Observers predict soft landing for US currency

The apparent inevitability of the dollar’s decline was brought into sharp relief this week following a steep drop in the markets Thursday, the same day a top Chinese official alluded to rumours of a possible 25% slide in the greenback. But leading economists and businessmen yesterday remained unperturbed.

“I personally do not think there will be a disorderly adjustment because it is not in anyone’s interest to see that happen. There is growing international consensus that adjustments have to be made to correct global financial imbalances,” said Shigemitsu Sugisaki, former deputy director of the IMF who has also served as a senior official in the Japanese finance ministry.

Sugisaki’s assertion that the shift can be “managed” reflects growing confidence in measures to address the mismatches in financial flows that mean that the world’s richest economy is borrowing billions from its poorer trading partners. The coopting of the Fund to coordinate steps is seen as an important indicator of progress.

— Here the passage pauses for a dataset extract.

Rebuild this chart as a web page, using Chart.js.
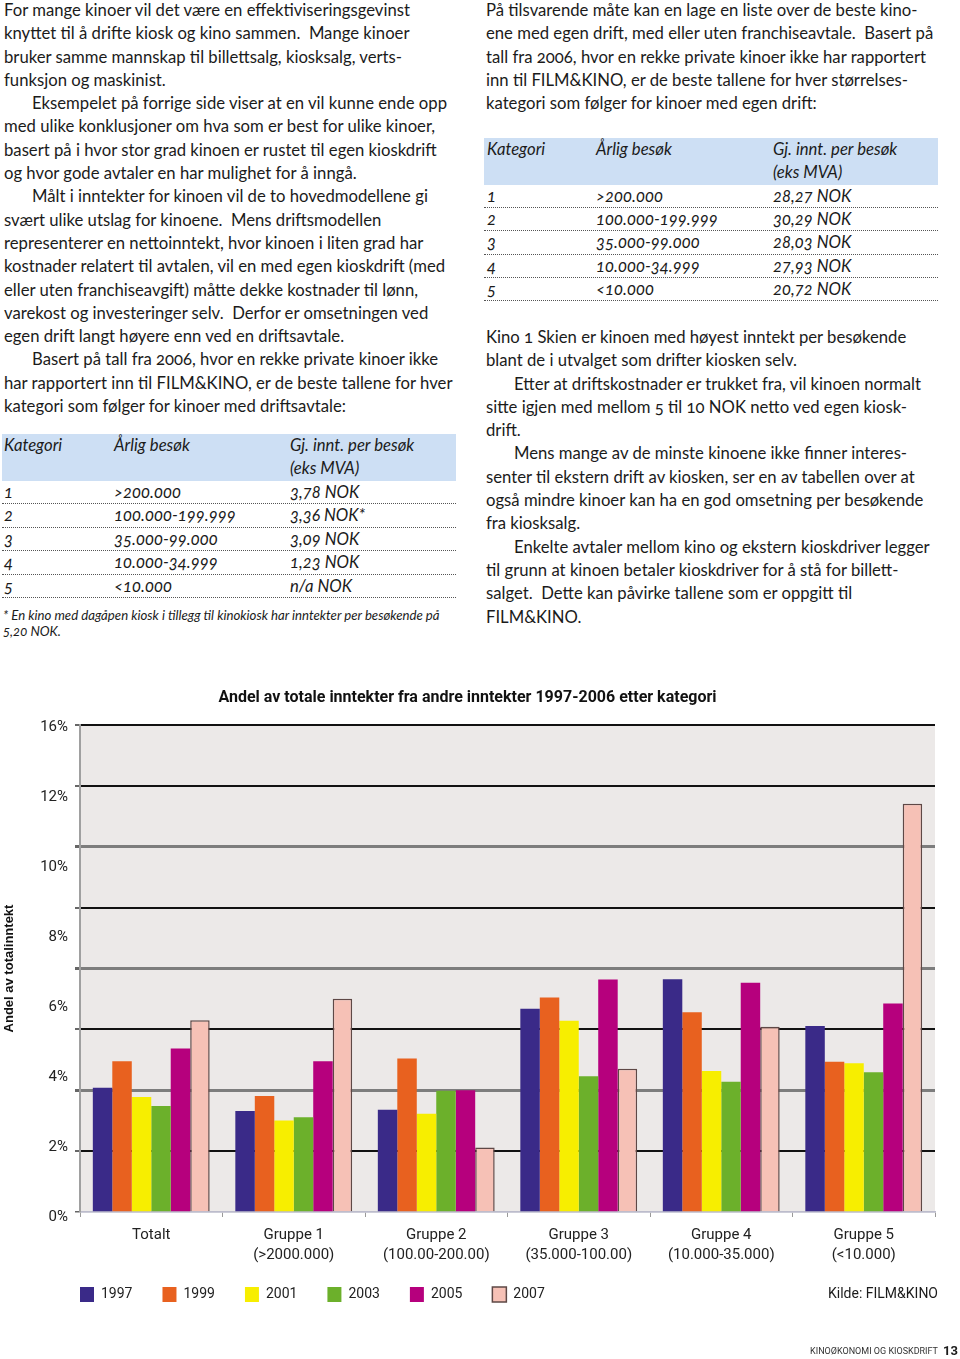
<!DOCTYPE html>
<html lang="no">
<head>
<meta charset="utf-8">
<title>Andel av totale inntekter fra andre inntekter</title>
<script src="https://cdn.jsdelivr.net/npm/chart.js@4.4.1/dist/chart.umd.min.js"></script>
<style>
  body { margin: 0; width: 960px; height: 1359px; position: relative; overflow: hidden;
         background: #fff; color: #1b1b1b; font-family: Lato, "Open Sans", sans-serif; }
  .blk, .tbl, .note { font-variant-numeric: oldstyle-nums; }
  .blk { position: absolute; font-size: 16.7px; line-height: 23.3px; white-space: nowrap; }
  .ind { padding-left: 28px; }
  .tbl { position: absolute; width: 454px; font-size: 16.7px; font-style: italic; }
  .tbl .hd { background: #cddff4; height: 47px; position: relative; }
  .tbl .row { height: 23.4px; position: relative; border-bottom: 1px dotted #555; box-sizing: border-box; }
  .tbl span { position: absolute; line-height: 23.4px; top: 0; white-space: nowrap; }
  .tbl .hd span.l2 { top: 23.4px; }
  .note { position: absolute; left: 3px; top: 607px; font-size: 13.2px; line-height: 16px; font-style: italic; white-space: nowrap; }
  #wrap { position: absolute; left: 0; top: 680px; width: 960px; height: 660px; }
  .cond { font-family: Roboto, "Liberation Sans", sans-serif; }
  .kilde { position: absolute; left: 828px; top: 1285px; font-size: 14px; white-space: nowrap; }
  .foot { position: absolute; right: 22px; top: 1346px; font-size: 9px; white-space: nowrap; color: #333; }
  .pg { position: absolute; right: 2px; top: 1343px; font-size: 13px; font-weight: bold; }
</style>
</head>
<body>

<div class="blk" style="left:4px; top:-1px;">
  <div>For mange kinoer vil det være en effektiviseringsgevinst</div>
  <div>knyttet til å drifte kiosk og kino sammen.&nbsp; Mange kinoer</div>
  <div>bruker samme mannskap til billettsalg, kiosksalg, verts-</div>
  <div>funksjon og maskinist.</div>
  <div class="ind">Eksempelet på forrige side viser at en vil kunne ende opp</div>
  <div>med ulike konklusjoner om hva som er best for ulike kinoer,</div>
  <div>basert på i hvor stor grad kinoen er rustet til egen kioskdrift</div>
  <div>og hvor gode avtaler en har mulighet for å inngå.</div>
  <div class="ind">Målt i inntekter for kinoen vil de to hovedmodellene gi</div>
  <div>svært ulike utslag for kinoene.&nbsp; Mens driftsmodellen</div>
  <div>representerer en nettoinntekt, hvor kinoen i liten grad har</div>
  <div>kostnader relatert til avtalen, vil en med egen kioskdrift (med</div>
  <div>eller uten franchiseavgift) måtte dekke kostnader til lønn,</div>
  <div>varekost og investeringer selv.&nbsp; Derfor er omsetningen ved</div>
  <div>egen drift langt høyere enn ved en driftsavtale.</div>
  <div class="ind">Basert på tall fra 2006, hvor en rekke private kinoer ikke</div>
  <div>har rapportert inn til FILM&amp;KINO, er de beste tallene for hver</div>
  <div>kategori som følger for kinoer med driftsavtale:</div>
</div>

<div class="tbl" style="left:2px; top:434px;">
  <div class="hd"><span style="left:2px">Kategori</span><span style="left:112px">Årlig besøk</span><span style="left:288px">Gj. innt. per besøk</span><span class="l2" style="left:288px">(eks MVA)</span></div>
  <div class="row"><span style="left:2px">1</span><span style="left:112px">&gt;200.000</span><span style="left:288px">3,78 NOK</span></div>
  <div class="row"><span style="left:2px">2</span><span style="left:112px">100.000-199.999</span><span style="left:288px">3,36 NOK*</span></div>
  <div class="row"><span style="left:2px">3</span><span style="left:112px">35.000-99.000</span><span style="left:288px">3,09 NOK</span></div>
  <div class="row"><span style="left:2px">4</span><span style="left:112px">10.000-34.999</span><span style="left:288px">1,23 NOK</span></div>
  <div class="row"><span style="left:2px">5</span><span style="left:112px">&lt;10.000</span><span style="left:288px">n/a NOK</span></div>
</div>
<div class="note">* En kino med dagåpen kiosk i tillegg til kinokiosk har inntekter per besøkende på<br>5,20 NOK.</div>

<div class="blk" style="left:486px; top:-1px;">
  <div>På tilsvarende måte kan en lage en liste over de beste kino-</div>
  <div>ene med egen drift, med eller uten franchiseavtale.&nbsp; Basert på</div>
  <div>tall fra 2006, hvor en rekke private kinoer ikke har rapportert</div>
  <div>inn til FILM&amp;KINO, er de beste tallene for hver størrelses-</div>
  <div>kategori som følger for kinoer med egen drift:</div>
</div>

<div class="tbl" style="left:484px; top:138px;">
  <div class="hd" style="height:46.5px"><span style="left:3px">Kategori</span><span style="left:112px">Årlig besøk</span><span style="left:289px">Gj. innt. per besøk</span><span class="l2" style="left:289px">(eks MVA)</span></div>
  <div class="row"><span style="left:3px">1</span><span style="left:112px">&gt;200.000</span><span style="left:289px">28,27 NOK</span></div>
  <div class="row"><span style="left:3px">2</span><span style="left:112px">100.000-199.999</span><span style="left:289px">30,29 NOK</span></div>
  <div class="row"><span style="left:3px">3</span><span style="left:112px">35.000-99.000</span><span style="left:289px">28,03 NOK</span></div>
  <div class="row"><span style="left:3px">4</span><span style="left:112px">10.000-34.999</span><span style="left:289px">27,93 NOK</span></div>
  <div class="row"><span style="left:3px">5</span><span style="left:112px">&lt;10.000</span><span style="left:289px">20,72 NOK</span></div>
</div>

<div class="blk" style="left:486px; top:326px;">
  <div>Kino 1 Skien er kinoen med høyest inntekt per besøkende</div>
  <div>blant de i utvalget som drifter kiosken selv.</div>
  <div class="ind">Etter at driftskostnader er trukket fra, vil kinoen normalt</div>
  <div>sitte igjen med mellom 5 til 10 NOK netto ved egen kiosk-</div>
  <div>drift.</div>
  <div class="ind">Mens mange av de minste kinoene ikke finner interes-</div>
  <div>senter til ekstern drift av kiosken, ser en av tabellen over at</div>
  <div>også mindre kinoer kan ha en god omsetning per besøkende</div>
  <div>fra kiosksalg.</div>
  <div class="ind">Enkelte avtaler mellom kino og ekstern kioskdriver legger</div>
  <div>til grunn at kinoen betaler kioskdriver for å stå for billett-</div>
  <div>salget.&nbsp; Dette kan påvirke tallene som er oppgitt til</div>
  <div>FILM&amp;KINO.</div>
</div>

<div id="wrap"><canvas id="chart" width="960" height="660"></canvas></div>
<div class="kilde cond">Kilde: FILM&amp;KINO</div>
<div class="foot cond">KINOØKONOMI OG KIOSKDRIFT</div>
<div class="pg cond">13</div>

<script>
// Kategorier (x-akse), to linjer der det trengs
const kategorier = [
  ['Totalt'],
  ['Gruppe 1', '(>2000.000)'],
  ['Gruppe 2', '(100.00-200.00)'],
  ['Gruppe 3', '(35.000-100.00)'],
  ['Gruppe 4', '(10.000-35.000)'],
  ['Gruppe 5', '(<10.000)']
];
const aar = ['1997', '1999', '2001', '2003', '2005', '2007'];

// Andel av totalinntekt (%) per år, lest av figuren
const andel1997 = [4.08, 3.32, 3.36, 6.68, 7.65, 6.11];
const andel1999 = [4.95, 3.81, 5.04, 7.05, 6.56, 4.94];
const andel2001 = [3.78, 3.01, 3.23, 6.28, 4.63, 4.89];
const andel2003 = [3.48, 3.11, 3.98, 4.46, 4.28, 4.59];
const andel2005 = [5.37, 4.95, 4.00, 7.64, 7.53, 6.85];
const andel2007 = [6.30, 7.01, 2.12, 4.71, 6.09, 13.41];

// Aksetekster slik de står i originalen (14% mangler der)
const yEtiketter = ['0%', '2%', '4%', '6%', '8%', '10%', '12%', '16%'];

const farger = ['#3a2a88', '#e8611f', '#f7ee00', '#6cb02b', '#b6007d', '#f6c1b6'];
const serier = [andel1997, andel1999, andel2001, andel2003, andel2005, andel2007];
const smal = "Roboto, 'Liberation Sans', sans-serif";

// Grå bakgrunn i plottområdet
const bakgrunn = {
  id: 'bakgrunn',
  beforeDraw(chart) {
    const { ctx, chartArea: a } = chart;
    ctx.save();
    ctx.fillStyle = '#ece9e8';
    ctx.fillRect(a.left, a.top, a.right - a.left, a.bottom - a.top);
    ctx.restore();
  }
};

// Forklaringen skal starte under plottets venstre kant og ligge litt høyere
const forklaringFlytt = {
  id: 'forklaringFlytt',
  afterLayout(chart) {
    const lg = chart.legend;
    const dx = chart.chartArea.left - lg.options.labels.padding - lg.left;
    const dy = -13;
    lg.left += dx; lg.right += dx;
    lg.top += dy; lg.bottom += dy;
  }
};

new Chart(document.getElementById('chart'), {
  type: 'bar',
  data: {
    labels: kategorier,
    datasets: aar.map((a, i) => ({
      label: a,
      data: serier[i],
      backgroundColor: farger[i],
      borderColor: i === 5 ? '#5e4846' : farger[i],
      borderWidth: i === 5 ? 1.5 : 0,
      categoryPercentage: 0.82,
      barPercentage: 1.0
    }))
  },
  options: {
    responsive: false,
    animation: false,
    layout: { padding: { left: 0, right: 25, top: 0, bottom: 15 } },
    plugins: {
      title: {
        display: true,
        text: 'Andel av totale inntekter fra andre inntekter 1997-2006 etter kategori',
        font: { family: smal, size: 16, weight: 'bold' },
        color: '#111',
        padding: { top: 8.4, bottom: 17.4 }
      },
      legend: {
        position: 'bottom',
        align: 'start',
        labels: {
          boxWidth: 14,
          boxHeight: 15,
          padding: 30,
          color: '#222',
          font: { family: smal, size: 14 }
        }
      },
      tooltip: { enabled: false }
    },
    scales: {
      x: {
        grid: { display: true, drawOnChartArea: false, drawTicks: true, tickLength: 5, color: '#9a9a9a', offset: true },
        border: { display: true, color: '#bcbccc', width: 1.5 },
        ticks: { color: '#222', padding: 8, maxRotation: 0, autoSkip: false,
                 font: { family: smal, size: 15, lineHeight: 1.33 } },
        afterFit(s) { s.height = 58; }
      },
      y: {
        min: 0,
        max: 16,
        ticks: { stepSize: 2, display: false },
        grid: {
          drawTicks: true,
          tickLength: 5,
          tickColor: '#666',
          color: (c) => c.tick.value === 0 ? '#bcbccc' : ([4, 8, 12].includes(c.tick.value) ? '#7d7d7d' : '#111'),
          lineWidth: (c) => c.tick.value === 0 ? 1.5 : ([4, 8, 12].includes(c.tick.value) ? 3 : 2)
        },
        border: { display: true, color: '#a0a0a0', width: 2 }
      },
      yEtikett: {
        position: 'left',
        min: 0.071,
        max: 7.029,
        afterBuildTicks(s) { s.ticks = yEtiketter.map((_, i) => ({ value: i })); },
        afterFit(s) { s.width = 75; },
        grid: { display: false, drawTicks: false },
        border: { display: false },
        ticks: { color: '#222', padding: 7, font: { family: smal, size: 15 },
                 callback: (v, i) => yEtiketter[i] },
        title: {
          display: true,
          text: 'Andel av totalinntekt',
          color: '#111',
          font: { family: "'Liberation Sans', Arial, sans-serif", size: 13, weight: 'bold' },
          padding: { top: 2, bottom: 0 }
        }
      }
    }
  },
  plugins: [bakgrunn, forklaringFlytt]
});
</script>
</body>
</html>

“Part of the scenario of adjustment in current account positions is that there is an adjustment in exchange rates,” commented former head of the Bank for International Settlements Andrew Crockett to Emerging Markets. “I’m not saying it will happen suddenly or in a disorderly fashion, it could happen at a gradual and non-disruptive pace,” added Crockett, who is now president of J.P. Morgan International.

The dollar has already slid about 25% on a trade-weighted basis over the past four years in a pattern of slips interspersed with periods of stability. Now the excess liquidity that has helped finance the US deficit is drying up, with monetary policy tightening across the world’s biggest economies.

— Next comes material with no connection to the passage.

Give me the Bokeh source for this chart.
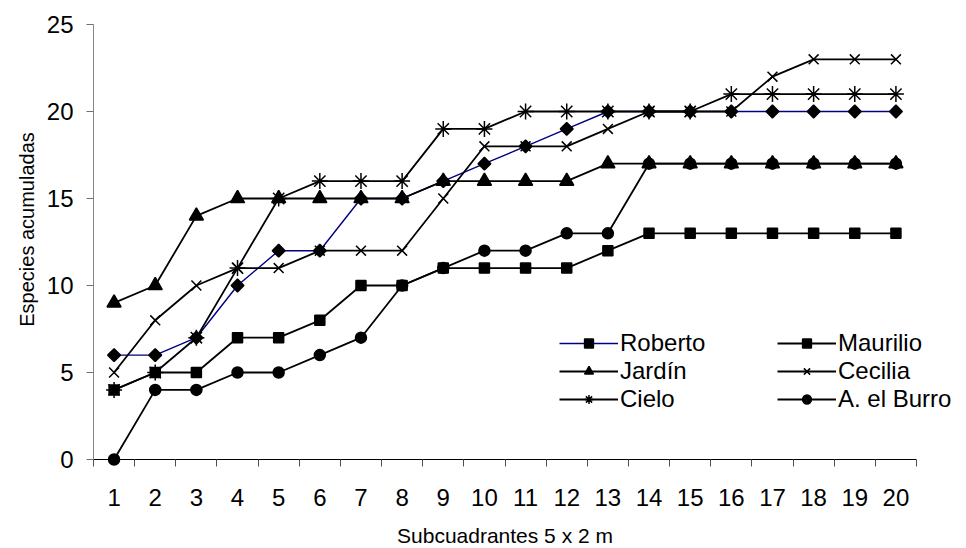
import math
from bokeh.plotting import figure
from bokeh.models import Range1d, FixedTicker, Legend, LegendItem, Label
from bokeh.embed import file_html
from bokeh.resources import INLINE

# ---- data ----
subcuadrantes = list(range(1, 21))
y_ticks = [0, 5, 10, 15, 20, 25]
x_bounds_ticks = [i + 0.5 for i in range(0, 21)]

roberto = [6, 6, 7, 10, 12, 12, 15, 15, 16, 17, 18, 19, 20, 20, 20, 20, 20, 20, 20, 20]
maurilio = [4, 5, 5, 7, 7, 8, 10, 10, 11, 11, 11, 11, 12, 13, 13, 13, 13, 13, 13, 13]
jardin = [9, 10, 14, 15, 15, 15, 15, 15, 16, 16, 16, 16, 17, 17, 17, 17, 17, 17, 17, 17]
cecilia = [5, 8, 10, 11, 11, 12, 12, 12, 15, 18, 18, 18, 19, 20, 20, 20, 22, 23, 23, 23]
cielo = [4, 5, 7, 11, 15, 16, 16, 16, 19, 19, 20, 20, 20, 20, 20, 21, 21, 21, 21, 21]
burro = [0, 4, 4, 5, 5, 6, 7, 10, 11, 12, 12, 13, 13, 17, 17, 17, 17, 17, 17, 17]

x_title = "Subcuadrantes 5 x 2 m"
y_title = "Especies acumuladas"

FONT = "Liberation Sans"

# frame covers the whole canvas; axes are placed with fixed_location + bounds
W, H = 966, 548
PX_LEFT, PX_RIGHT_UNITS = 93.0, 41.15   # x = 0.5 at px 93, 41.15 px per category
PY_ZERO, PY_UNIT = 459.0, 17.4          # y = 0 at px 459, 17.4 px per unit
x0 = 0.5 - PX_LEFT / PX_RIGHT_UNITS
x1 = 0.5 + (W - PX_LEFT) / PX_RIGHT_UNITS
y0 = -(H - PY_ZERO) / PY_UNIT
y1 = PY_ZERO / PY_UNIT

p = figure(width=W, height=H, output_backend="svg", toolbar_location=None,
           x_range=Range1d(x0, x1), y_range=Range1d(y0, y1),
           min_border=0, min_border_left=0, min_border_right=0,
           min_border_top=0, min_border_bottom=0)
p.outline_line_color = None
p.grid.visible = False
p.background_fill_color = "white"
p.border_fill_color = "white"

# x axis
xa = p.xaxis[0]
xa.fixed_location = 0
xa.bounds = (0.5, 20.5)
xa.ticker = FixedTicker(ticks=subcuadrantes, minor_ticks=x_bounds_ticks)
xa.major_tick_out = 0
xa.major_tick_in = 0
xa.minor_tick_out = 7
xa.minor_tick_in = 0
xa.axis_line_color = "black"
xa.axis_line_width = 1
xa.minor_tick_line_color = "#505050"
xa.major_label_text_font = FONT
xa.major_label_text_font_size = "24px"
xa.major_label_text_color = "black"
xa.major_label_standoff = 22

# y axis
ya = p.yaxis[0]
ya.fixed_location = 0.5
ya.bounds = (0, 25)
ya.ticker = FixedTicker(ticks=y_ticks)
ya.major_tick_out = 7
ya.major_tick_in = 0
ya.minor_tick_line_color = None
ya.axis_line_color = "#868686"
ya.major_tick_line_color = "#707070"
ya.major_label_text_font = FONT
ya.major_label_text_font_size = "24px"
ya.major_label_text_color = "black"
ya.major_label_standoff = 13

# axis titles
p.add_layout(Label(x=10.5, y=-(535 - PY_ZERO) / PY_UNIT, text=x_title,
                   text_font=FONT, text_font_size="21px", text_color="black",
                   text_align="center", text_baseline="middle"))
p.add_layout(Label(x=0.5 - (93 - 26) / PX_RIGHT_UNITS, y=(PY_ZERO - 229) / PY_UNIT,
                   text=y_title, angle=math.pi / 2,
                   text_font=FONT, text_font_size="20px", text_color="black",
                   text_align="center", text_baseline="middle"))

series = [
    ("Roberto", roberto, "#000080", 1.4, dict(marker="square", angle=math.pi / 4, size=9)),
    ("Maurilio", maurilio, "black", 1.8, dict(marker="square", size=10)),
    ("Jardín", jardin, "black", 1.8, dict(marker="triangle", size=14)),
    ("Cecilia", cecilia, "black", 1.8, dict(marker="x", size=14)),
    ("Cielo", cielo, "black", 1.8, dict(marker="asterisk", size=16)),
    ("A. el Burro", burro, "black", 1.8, dict(marker="circle", size=11)),
]

items = {}
for name, vals, lcol, lw, mk in series:
    lr = p.line(subcuadrantes, vals, line_color=lcol, line_width=lw)
    sr = p.scatter(subcuadrantes, vals, fill_color="black", line_color="black",
                   line_width=1.5, **mk)
    items[name] = LegendItem(label=name, renderers=[lr, sr])

common = dict(label_text_font=FONT, label_text_font_size="24px",
              label_text_color="black", glyph_width=59, glyph_height=22,
              label_height=22, label_standoff=2, padding=0, margin=0, spacing=0,
              border_line_color=None, background_fill_alpha=0)
leg1 = Legend(items=[items["Roberto"], items["Jardín"], items["Cielo"]],
              location=(559, 135), **common)
leg2 = Legend(items=[items["Maurilio"], items["Cecilia"], items["A. el Burro"]],
              location=(777, 135), **common)
p.add_layout(leg1)
p.add_layout(leg2)

open("out.html", "w").write(file_html(p, INLINE))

It seems likely that declines will continue. A weaker dollar, it’s almost unanimously agreed, is part of the solution, though economists note that for currency moves to eliminate the US deficit completely the changes required would so vast as to be unacceptable to governments and central banks. Structural changes, such as higher savings in the US and spending elsewhere are also central to the puzzle.

Managing director of the Washington-based Institute of International Finance Charles Dallara warned that there’s no room for complacency: “I don’t see any sense of urgency or any game plan” to deal with the situation, he told Emerging Markets. The G7 and the IMF must work out a coordinated approach to deal with the imbalances while there is still time, he said.

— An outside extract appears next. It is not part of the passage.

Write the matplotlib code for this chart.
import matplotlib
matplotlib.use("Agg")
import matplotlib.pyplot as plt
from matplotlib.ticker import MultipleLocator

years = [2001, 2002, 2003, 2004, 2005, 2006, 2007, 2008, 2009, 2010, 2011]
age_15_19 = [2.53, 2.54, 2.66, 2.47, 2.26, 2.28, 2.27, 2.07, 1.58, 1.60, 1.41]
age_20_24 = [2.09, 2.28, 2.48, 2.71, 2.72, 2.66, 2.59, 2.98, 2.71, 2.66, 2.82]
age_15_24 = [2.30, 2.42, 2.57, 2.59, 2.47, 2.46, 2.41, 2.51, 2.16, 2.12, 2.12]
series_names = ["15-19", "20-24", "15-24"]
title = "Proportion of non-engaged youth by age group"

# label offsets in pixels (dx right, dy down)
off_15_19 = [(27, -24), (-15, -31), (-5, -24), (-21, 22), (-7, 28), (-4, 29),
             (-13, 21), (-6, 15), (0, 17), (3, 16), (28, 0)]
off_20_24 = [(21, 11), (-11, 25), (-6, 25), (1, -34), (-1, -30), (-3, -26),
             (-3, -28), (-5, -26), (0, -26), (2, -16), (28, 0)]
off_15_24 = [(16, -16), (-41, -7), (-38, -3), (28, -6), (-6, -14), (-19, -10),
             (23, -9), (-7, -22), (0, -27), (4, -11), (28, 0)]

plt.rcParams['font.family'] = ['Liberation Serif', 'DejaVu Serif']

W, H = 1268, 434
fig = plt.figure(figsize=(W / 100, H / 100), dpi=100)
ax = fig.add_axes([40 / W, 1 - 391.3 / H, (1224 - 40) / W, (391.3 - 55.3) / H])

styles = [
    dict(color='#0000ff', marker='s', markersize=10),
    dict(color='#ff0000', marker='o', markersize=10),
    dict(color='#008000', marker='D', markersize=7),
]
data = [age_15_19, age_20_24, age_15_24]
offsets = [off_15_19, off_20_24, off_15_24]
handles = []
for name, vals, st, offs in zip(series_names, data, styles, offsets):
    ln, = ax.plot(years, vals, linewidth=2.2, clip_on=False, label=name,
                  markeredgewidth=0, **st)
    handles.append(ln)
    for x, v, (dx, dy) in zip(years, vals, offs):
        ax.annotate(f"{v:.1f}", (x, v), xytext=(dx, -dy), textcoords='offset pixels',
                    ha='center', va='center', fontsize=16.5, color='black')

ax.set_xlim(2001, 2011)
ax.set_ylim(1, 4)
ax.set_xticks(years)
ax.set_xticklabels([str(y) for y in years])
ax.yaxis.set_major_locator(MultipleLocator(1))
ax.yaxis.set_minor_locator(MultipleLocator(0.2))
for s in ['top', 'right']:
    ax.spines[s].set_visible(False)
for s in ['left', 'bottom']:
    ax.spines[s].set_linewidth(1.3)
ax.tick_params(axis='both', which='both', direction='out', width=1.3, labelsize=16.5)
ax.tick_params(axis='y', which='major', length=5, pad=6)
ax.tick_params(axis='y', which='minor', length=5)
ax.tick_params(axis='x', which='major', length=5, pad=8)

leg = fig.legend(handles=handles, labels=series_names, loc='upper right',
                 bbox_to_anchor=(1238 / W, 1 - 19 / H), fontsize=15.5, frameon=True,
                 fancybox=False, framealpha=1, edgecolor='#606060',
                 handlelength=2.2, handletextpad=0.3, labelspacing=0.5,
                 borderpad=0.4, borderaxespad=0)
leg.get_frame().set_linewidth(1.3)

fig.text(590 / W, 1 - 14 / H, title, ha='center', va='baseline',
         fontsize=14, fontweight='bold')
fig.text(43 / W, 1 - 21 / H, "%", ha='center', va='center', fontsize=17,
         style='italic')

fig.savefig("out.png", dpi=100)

Dallara later told an IIF seminar on private capital flows and financial market development that: “if global imbalances are not dealt with the global environment could become not only difficult but downright nasty.” He added that he doubted whether financial markets had fully “priced in” such risks.

Shigemitsu Miki, chairman of Japan’s Bank of Tokyo-Mitsubishi UFJ echoed the call for more dialogue, recommending a greater role for the private sector. “Adjustment must come,” Miki noted but he sees no reason for the dollar to “plummet.” The US “has major deficits its economy also has great strengths,” said Miki who acts as an advisor to various Asian monetary authorities.

The feeling is that if Ben Bernanke, Jean Claude-Trichet, Fukui and Zhou have determined to fix the situation, there’s no reason why it can’t be done, especially as politicians are starting to come on board. With the global economy proceeding a-pace and inflation seemingly under wraps, the conditions seem as auspicious as they ever will be.